Habits · 12 views

You Don't Need More Motivation. You Need Less Friction.

Stop waiting to feel motivated. Start making the right behavior so easy you do it without thinking.

Mindward Team

January 6, 2026

You Don't Need More Motivation. You Need Less Friction.

You know what you should be doing. Exercise more. Eat better. Read instead of scroll. Write instead of consume. The goal is clear. The motivation comes and goes. And when it goes, so does the behavior.

So you try to generate more motivation. You watch inspiring videos, read success stories, set ambitious goals. Sometimes it works—for a day, maybe a week. Then the feeling fades and you're back where you started, wondering why you can't seem to stick with anything.

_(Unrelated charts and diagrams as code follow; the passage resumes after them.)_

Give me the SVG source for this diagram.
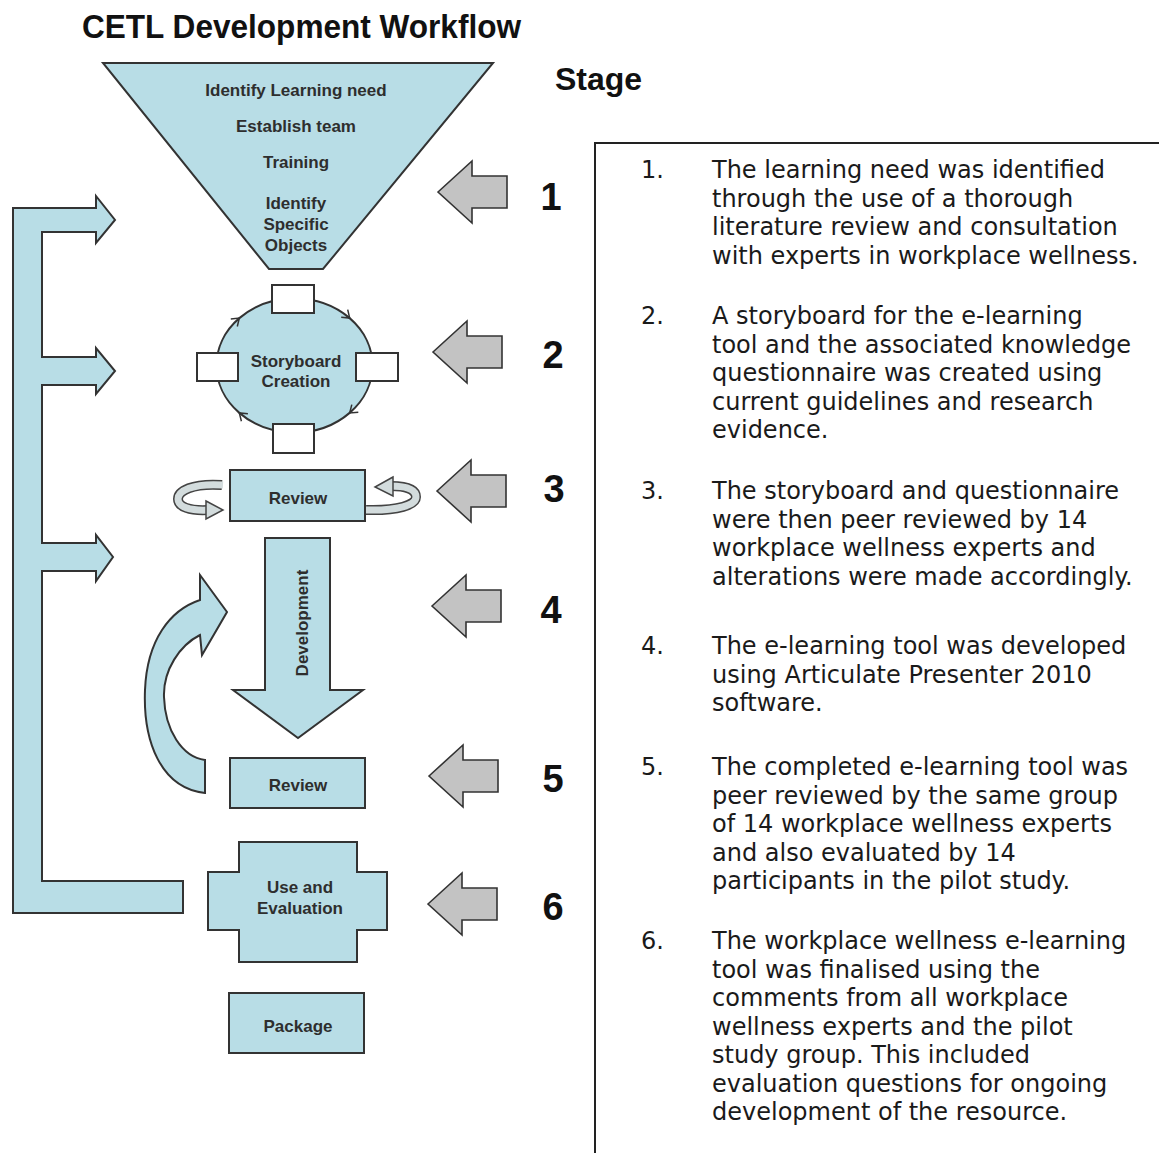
<svg xmlns="http://www.w3.org/2000/svg" width="1159" height="1153" viewBox="0 0 1159 1153">
  <style>
    .shape { fill: #b8dde6; stroke: #333; stroke-width: 2; stroke-linejoin: miter; }
    .white { fill: #ffffff; stroke: #333; stroke-width: 2; }
    .lbl { font-family: "Liberation Sans", Arial, sans-serif; font-weight: bold; font-size: 17px; fill: #2e2e2e; text-anchor: middle; }
    .head { font-family: "Liberation Sans", Arial, sans-serif; font-weight: bold; fill: #111; }
    .num { font-family: "Liberation Sans", Arial, sans-serif; font-weight: bold; font-size: 38px; fill: #111; text-anchor: middle; }
    .body { font-family: "DejaVu Sans", Verdana, sans-serif; font-size: 24px; fill: #1a1a1a; }
    .pointer { fill: #c3c3c3; stroke: #333; stroke-width: 1.6; stroke-linejoin: miter; }
    .chev { fill: none; stroke: #333; stroke-width: 1.5; }
    .ringOut { fill: none; stroke: #444; stroke-width: 10; }
    .ringIn { fill: none; stroke: #d3dcdd; stroke-width: 7; }
    .ringHead { fill: #d3dcdd; stroke: #444; stroke-width: 1.5; }
  </style>
  <defs>
    <!-- left-pointing stage arrow, tip at origin -->
    <path id="stageArrow" d="M0,0 L34,-31 L34,-16 L69,-16 L69,16 L34,16 L34,31 Z"/>
  </defs>

  <rect width="1159" height="1153" fill="#ffffff"/>

  <!-- headings -->
  <text class="head" x="82" y="38" font-size="34" textLength="439" lengthAdjust="spacingAndGlyphs">CETL Development Workflow</text>
  <text class="head" x="555" y="90" font-size="32">Stage</text>

  <!-- feedback bracket on the left -->
  <g id="connectors">
    <path class="shape" d="M13,208 L96,208 L96,196 L115,220 L96,243 L96,232 L42,232 L42,357 L96,357 L96,348 L115,371 L96,394 L96,385 L42,385 L42,543 L96,543 L96,535 L113,557 L96,581 L96,571 L42,571 L42,881 L183,881 L183,913 L13,913 Z"/>
    <!-- loop back from review to development -->
    <path class="shape" d="M205,793 C160,788 143,740 145,690 C147,640 170,610 200,600 L200,575 L227,612 L202,655 L200,635 C180,645 163,670 164,697 C165,730 182,757 205,760 Z"/>
  </g>

  <!-- stage 1: funnel -->
  <g id="funnel">
    <polygon class="shape" points="103,63 493,63 323,269 269,269"/>
    <text class="lbl" x="296" y="96">Identify Learning need</text>
    <text class="lbl" x="296" y="132">Establish team</text>
    <text class="lbl" x="296" y="168">Training</text>
    <text class="lbl" x="296" y="209">Identify</text>
    <text class="lbl" x="296" y="230">Specific</text>
    <text class="lbl" x="296" y="251">Objects</text>
  </g>

  <!-- stage 2: storyboard cycle -->
  <g id="storyboard">
    <ellipse class="shape" cx="294.5" cy="365.5" rx="78" ry="67"/>
    <path class="chev" d="M230.8,318.9 L239.3,318.1 L237.3,326.5"/>
    <path class="chev" d="M347.7,309.7 L349.7,318.1 L341.2,317.3"/>
    <path class="chev" d="M351.8,404.6 L349.7,412.9 L358.3,412.2"/>
    <path class="chev" d="M247.9,413.7 L239.3,412.9 L241.4,421.3"/>
    <rect class="white" x="272" y="285" width="42" height="28"/>
    <rect class="white" x="273" y="424" width="41" height="29"/>
    <rect class="white" x="197" y="353" width="41" height="28"/>
    <rect class="white" x="356" y="353" width="42" height="28"/>
    <text class="lbl" x="296" y="367">Storyboard</text>
    <text class="lbl" x="296" y="387">Creation</text>
  </g>

  <!-- stage 3: review with rotating arrows -->
  <g id="review1">
    <path class="ringOut" d="M222,485 C192,483 178,491 178,499 C178,507 190,511 208,510"/>
    <path class="ringIn" d="M223,485 C192,483 178,491 178,499 C178,507 190,511 209,510"/>
    <polygon class="ringHead" points="206,501 223,510 206,519"/>
    <path class="ringOut" d="M366,510 C398,511 416,505 416,497 C416,489 405,486 391,486"/>
    <path class="ringIn" d="M365,510 C398,511 416,505 416,497 C416,489 405,486 390,486"/>
    <polygon class="ringHead" points="393,477 375,487 393,496"/>
    <rect class="shape" x="230" y="470" width="135" height="51"/>
    <text class="lbl" x="298" y="504">Review</text>
  </g>

  <!-- stage 4: development -->
  <g id="development">
    <polygon class="shape" points="265,538 330,538 330,690 363,690 298,738 233,690 265,690"/>
    <text class="lbl" transform="translate(308,623) rotate(-90)">Development</text>
  </g>

  <!-- stage 5: review -->
  <g id="review2">
    <rect class="shape" x="230" y="758" width="135" height="50"/>
    <text class="lbl" x="298" y="791">Review</text>
  </g>

  <!-- stage 6: use and evaluation -->
  <g id="evaluation">
    <polygon class="shape" points="239,842 357,842 357,872 387,872 387,930 357,930 357,962 239,962 239,930 208,930 208,872 239,872"/>
    <text class="lbl" x="300" y="893">Use and</text>
    <text class="lbl" x="300" y="914">Evaluation</text>
  </g>

  <g id="package">
    <rect class="shape" x="229" y="993" width="135" height="60"/>
    <text class="lbl" x="298" y="1032">Package</text>
  </g>

  <!-- stage pointers and numbers -->
  <g id="stage-markers">
    <use href="#stageArrow" class="pointer" transform="translate(438,192)"/>
    <use href="#stageArrow" class="pointer" transform="translate(433,352)"/>
    <use href="#stageArrow" class="pointer" transform="translate(437,491)"/>
    <use href="#stageArrow" class="pointer" transform="translate(432,606)"/>
    <use href="#stageArrow" class="pointer" transform="translate(429,776)"/>
    <use href="#stageArrow" class="pointer" transform="translate(428,904)"/>
    <text class="num" x="551" y="210">1</text>
    <text class="num" x="553" y="368">2</text>
    <text class="num" x="554" y="502">3</text>
    <text class="num" x="551" y="623">4</text>
    <text class="num" x="553" y="792">5</text>
    <text class="num" x="553" y="920">6</text>
  </g>

  <!-- description panel -->
  <g id="notes">
    <path d="M595,1153 L595,143 L1159,143" fill="none" stroke="#222" stroke-width="2"/>
    <g class="body">
      <text x="641" y="178">1.</text>
      <text x="712" y="178">The learning need was identified</text>
      <text x="712" y="206.5">through the use of a thorough</text>
      <text x="712" y="235">literature review and consultation</text>
      <text x="712" y="263.5">with experts in workplace wellness.</text>

      <text x="641" y="324">2.</text>
      <text x="712" y="324">A storyboard for the e-learning</text>
      <text x="712" y="352.5">tool and the associated knowledge</text>
      <text x="712" y="381">questionnaire was created using</text>
      <text x="712" y="409.5">current guidelines and research</text>
      <text x="712" y="438">evidence.</text>

      <text x="641" y="499">3.</text>
      <text x="712" y="499">The storyboard and questionnaire</text>
      <text x="712" y="527.5">were then peer reviewed by 14</text>
      <text x="712" y="556">workplace wellness experts and</text>
      <text x="712" y="584.5">alterations were made accordingly.</text>

      <text x="641" y="654">4.</text>
      <text x="712" y="654">The e-learning tool was developed</text>
      <text x="712" y="682.5">using Articulate Presenter 2010</text>
      <text x="712" y="711">software.</text>

      <text x="641" y="775">5.</text>
      <text x="712" y="775">The completed e-learning tool was</text>
      <text x="712" y="803.5">peer reviewed by the same group</text>
      <text x="712" y="832">of 14 workplace wellness experts</text>
      <text x="712" y="860.5">and also evaluated by 14</text>
      <text x="712" y="889">participants in the pilot study.</text>

      <text x="641" y="949">6.</text>
      <text x="712" y="949">The workplace wellness e-learning</text>
      <text x="712" y="977.5">tool was finalised using the</text>
      <text x="712" y="1006">comments from all workplace</text>
      <text x="712" y="1034.5">wellness experts and the pilot</text>
      <text x="712" y="1063">study group. This included</text>
      <text x="712" y="1091.5">evaluation questions for ongoing</text>
      <text x="712" y="1120">development of the resource.</text>
    </g>
  </g>
</svg>
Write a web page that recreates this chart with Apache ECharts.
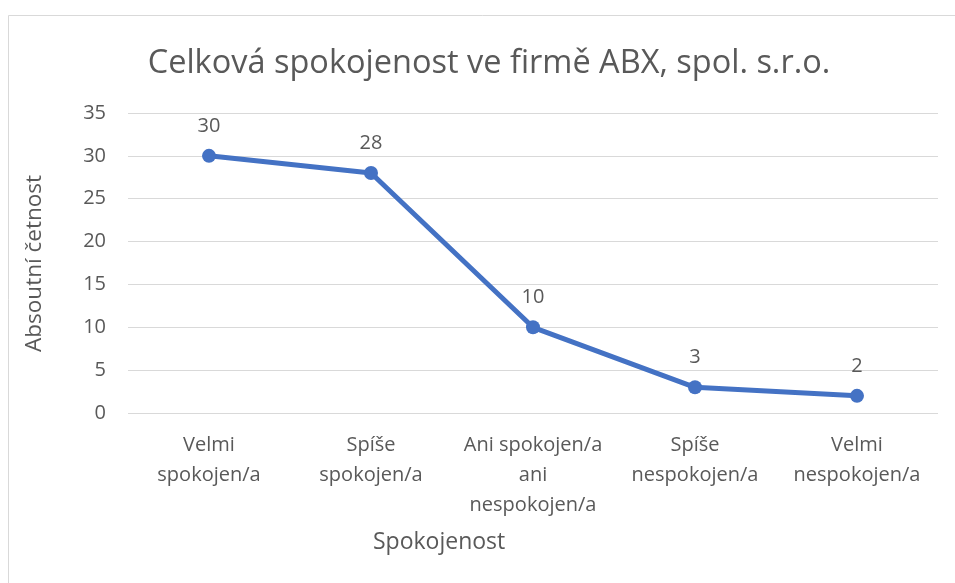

Here's the problem: you're solving for the wrong variable. Motivation is unreliable by nature. It fluctuates with mood, energy, circumstances. Building a system that depends on motivation is building on sand.

The Real Obstacle Is Friction

Every behavior has friction—the resistance you face before doing it. Some friction is obvious: the gym is twenty minutes away, your running shoes are in the closet, you have to change clothes first. Some friction is subtle: you have to decide what to do, remember where you left off, overcome the inertia of starting.

Friction determines which behaviors win. When you're tired, you don't do the thing with the most motivation behind it. You do the thing with the least friction in front of it. That's why you scroll your phone instead of reading—not because you want to scroll more, but because scrolling is easier.

The path of least resistance always wins. The question is whether you've designed that path intentionally or left it to chance.

Two paths to the same goal: one cluttered with obstacles and friction points, the other cleared and smooth — showing how friction determines behavior

Environment Beats Willpower

Willpower is trying to push through friction. Environment design is removing the friction entirely. One requires constant effort; the other requires a single decision that keeps paying dividends.

Want to read more? Put the book on your pillow. Want to eat healthier? Don't keep junk food in the house. Want to exercise? Sleep in your workout clothes. Want to write? Open the document before you go to bed so it's waiting when you wake up.

These aren't hacks or tricks. They're acknowledgments of how behavior actually works. You're not weak for struggling against friction—you're human. The solution isn't to become superhuman. It's to stop requiring superhuman effort.

The best self-control is not needing self-control. Design your environment so the right choice is the easy choice.

Adding Friction to Bad Habits

The same principle works in reverse. If friction stops good behaviors, it can also stop bad ones. You don't need willpower to resist the snack drawer if the snacks aren't in the house. You don't need discipline to avoid your phone if it's in another room.

Every step you add between yourself and a bad habit makes that habit less likely. Log out of social media so you have to log in each time. Delete the apps so you have to reinstall them. Put the credit card in a drawer so impulse purchases require deliberate action.

You're not trying to make bad behaviors impossible—just harder. Often, a few seconds of friction is enough to break the automatic loop and let you choose something else.

A barrier being placed between a person and a bad habit, showing how adding friction creates space for better choices

The Two-Minute Test

Here's a useful filter: can you start the habit in under two minutes? If not, there's too much friction. The goal isn't to complete the habit in two minutes—it's to begin it. Once you've begun, momentum often carries you forward.

If getting to the gym takes twenty minutes, you won't go when motivation is low. But if your workout starts with two pushups next to your bed, you might. If writing requires opening three apps and finding your notes, you won't write. But if the document is already open, you might add a sentence.

Reduce the behavior to its smallest starting point. Make that starting point frictionless. The rest takes care of itself more often than you'd expect.

Design Once, Benefit Daily

The beautiful thing about reducing friction is that it's a one-time investment with ongoing returns. You don't have to generate motivation every day—you set up the environment once and it keeps working for you.

Put the vitamins next to the coffee maker: done once, works every morning. Keep the guitar out of its case: done once, you play more. Charge your phone outside the bedroom: done once, you sleep better.

Each of these decisions takes minutes to implement but saves hours of willpower over time. You're not relying on future-you to be motivated. You're making it easier for future-you to do the right thing regardless of how they feel.

A single setup moment creating a smooth path that extends into the future, showing how one design decision pays dividends over time

The Shift in Strategy

Stop asking "How do I get more motivated?" Start asking "How do I make this easier?" The first question puts you at the mercy of your emotional state. The second puts you in control of your environment.

You already know what you want to do. The gap between intention and action isn't motivation—it's friction. Close the gap by removing the obstacles, not by trying to jump higher.

Motivation gets you started once. Low friction keeps you going forever.

Make it easy. The behavior will follow.